American Gangster (Deluxe Edition)

American Gangster (Deluxe Edition)

JAY-Z once said that 2007’s American Gangster, inspired by the Denzel Washington crime flick of the same name, was a way for him to explore how his life might’ve gone had he never left the streets. That’s a hypothetical, of course—not to mention an example of his penchant for taking good stories and spinning them into better ones. So while Jay can still sell a classic drug-kingpin narrative from rise to fall—as he does on such American Gangster tracks as “Pray” and “Fallin’”—he also frames the hustle as a metaphor for the Black American predicament: It’s no less stressful than straight work (“Success”), nor is it easier to come by (“American Dreamin’”).
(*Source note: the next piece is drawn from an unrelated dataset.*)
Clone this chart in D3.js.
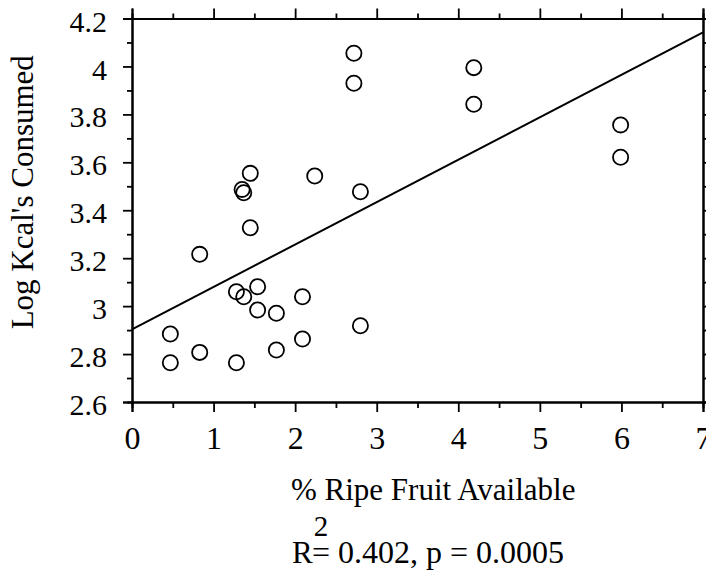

And while nice stuff helps (as he points out on tracks like “Blue Magic” and “Roc Boys (And the Winner Is)”), it’s never enough to offset the guilt of having to sell yourself—and your community—out to get them. “This is that ignorant shit you like/N***a, fuck, shit, ass, bitch, trick, plus ice, c’mon,” Jay raps on “Ignorant Shit.” Don’t blame him for putting it on offer—ask yourself while you’re buying. By 2007, Jay had been around long enough to secure his new, grown-up life—ask Kingdom Come and The Blueprint 2. With American Gangster, he finds enough purchase on his old one to explore what he might’ve gotten wrong. If he still raps like his life depends on it, it’s because it does. It’s just a different life now.